The advanced announcement of 5.7% real GDP growth was surprisingly strong and exceeded the consensus estimate by over a full percentage point. Part of the robust growth occurred when third quarter growth was revised downward, moving about 1.5% from the third to the fourth quarter. While the second consecutive quarter of positive growth suggests that a recovery is underway, there are reasons to be cautious about the strength and duration of the rebound. Over half of the 5.7% growth was due to inventory adjustment. Tax credits for homebuyers along with fiscal stimulus provided higher growth. But, these one-time boosts are not representative of more normal robust growth from pent-up demand following a recession.

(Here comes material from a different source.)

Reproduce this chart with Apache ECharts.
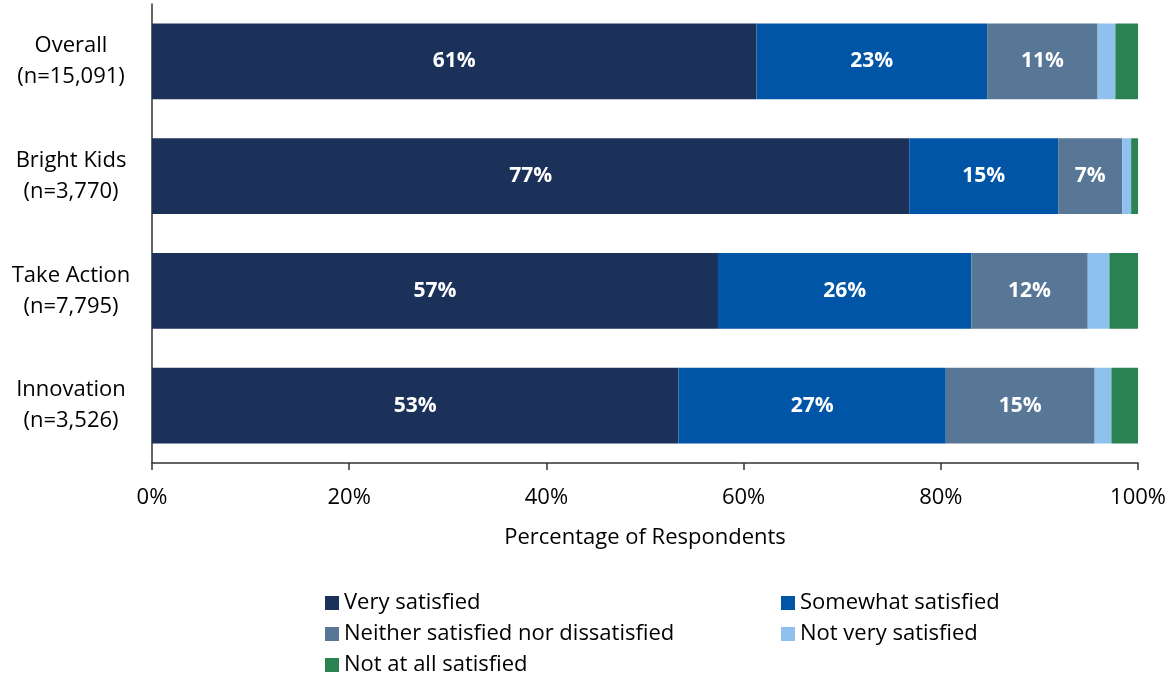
<!DOCTYPE html>
<html><head><meta charset="utf-8">
<script src="https://cdn.jsdelivr.net/npm/echarts@6/dist/echarts.min.js"></script>
<style>html,body{margin:0;padding:0;background:#fff}#c{width:1169px;height:677px}</style>
</head><body><div id="c"></div>
<script>
const categories = ['Overall\n(n=15,091)', 'Bright Kids\n(n=3,770)', 'Take Action\n(n=7,795)', 'Innovation\n(n=3,526)'];
const seriesNames = ['Very satisfied', 'Somewhat satisfied', 'Neither satisfied nor dissatisfied', 'Not very satisfied', 'Not at all satisfied'];
const verySatisfied = [61.3, 76.8, 57.4, 53.4];
const somewhatSatisfied = [23.4, 15.1, 25.7, 27.1];
const neither = [11.2, 6.5, 11.8, 15.1];
const notVery = [1.8, 0.9, 2.2, 1.7];
const notAtAll = [2.3, 0.7, 2.9, 2.7];
const xTicks = [0, 20, 40, 60, 80, 100];
const colors = ['#1b3159', '#0055a6', '#587796', '#8fc1ef', '#2a8253'];
const values = [verySatisfied, somewhatSatisfied, neither, notVery, notAtAll];
const showLabel = [true, true, true, false, false];
const font = '"Open Sans", "Noto Sans", sans-serif';

const series = seriesNames.map((n, i) => ({
  name: n, type: 'bar', stack: 'total', data: values[i],
  barCategoryGap: '34%',
  itemStyle: { color: colors[i] },
  label: {
    show: showLabel[i], position: 'inside', color: '#fff', fontWeight: 'bold',
    fontSize: 21, fontFamily: font,
    formatter: p => p.value >= 5 ? Math.round(p.value) + '%' : ''
  }
}));

const legendPos = [[325, 592], [781, 592], [325, 623], [781, 623], [325, 654]];
const legends = seriesNames.map((n, i) => ({
  data: [n], left: legendPos[i][0], top: legendPos[i][1], padding: 0,
  itemWidth: 14, itemHeight: 14, itemGap: 0, icon: 'rect',
  textStyle: { fontSize: 22, fontFamily: font, color: '#000' },
  selectedMode: false
}));

const chart = echarts.init(document.getElementById('c'));
chart.setOption({
  animation: false,
  legend: legends,
  grid: { left: 152, right: 30, top: 4, bottom: 214, containLabel: false },
  xAxis: {
    type: 'value', min: 0, max: 100, interval: 20,
    name: 'Percentage of Respondents', nameLocation: 'middle', nameGap: 64,
    nameTextStyle: { fontSize: 22, fontFamily: font, color: '#000' },
    axisLine: { show: true, lineStyle: { color: '#333', width: 1.5 } },
    axisTick: { show: true, length: 7, lineStyle: { color: '#333', width: 1.5 } },
    splitLine: { show: false },
    axisLabel: { fontSize: 22, fontFamily: font, color: '#000', margin: 24,
      formatter: v => xTicks.includes(v) ? v + '%' : '' }
  },
  yAxis: {
    type: 'category', data: categories, inverse: true,
    axisLine: { show: true, lineStyle: { color: '#333', width: 1.5 } },
    axisTick: { show: false },
    axisLabel: { fontSize: 22, fontFamily: font, color: '#000', align: 'center', margin: 81, lineHeight: 31 }
  },
  series: series
});
</script></body></html>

Consumers continue to increase savings rates and repair personal wealth that was shattered by declining home prices and portfolio values. For example, the 5% decline in the S&P 500 since the start of the year has reduced household wealth by an estimated $500 billion.

The labor market shows signs of improvement but there is a long way to go before the economy climbs back to pre-recession levels of employment. The unemployment rate declined to 9.7% in January but it is unclear whether this is a real reduction in unemployment or a statistical artifact of revisions to employment data. The economy must grow at about 2.5% just to keep up with the growth in the labor force and rising productivity. Significant reduction in the unemployment rate will require growth in excess of what most analysts believe to be a sustainable level.

As long as inflation remains low the Fed will maintain a policy of low interest rates and high bank liquidity. While the Fed must eventually deal with the massive expansion of bank reserves, there is no near term pressure as long as the economy remains weak. The most likely scenario is for the Fed Funds target to remain unchanged until much later in 2010 or early 2011. Interest rates are likely to continue a trend of ticking up at the long term end of the yield curve as long run expectations call for higher interest rates and potential inflation from massive increases in bank liquidity.

The best case scenario is for a more typical recovery in 2011 if the labor market stabilizes, federal stimulus runs its course, credit flows improve, consumer confidence climbs to more normal levels, pent-up consumer demand is released, and a stronger housing market develops. This combination of events is not guaranteed and a “second” dip in growth is also possible. The bottom line is that continued and significant improvements need to be seen in the labor and housing markets before the economy can be considered out of the woods.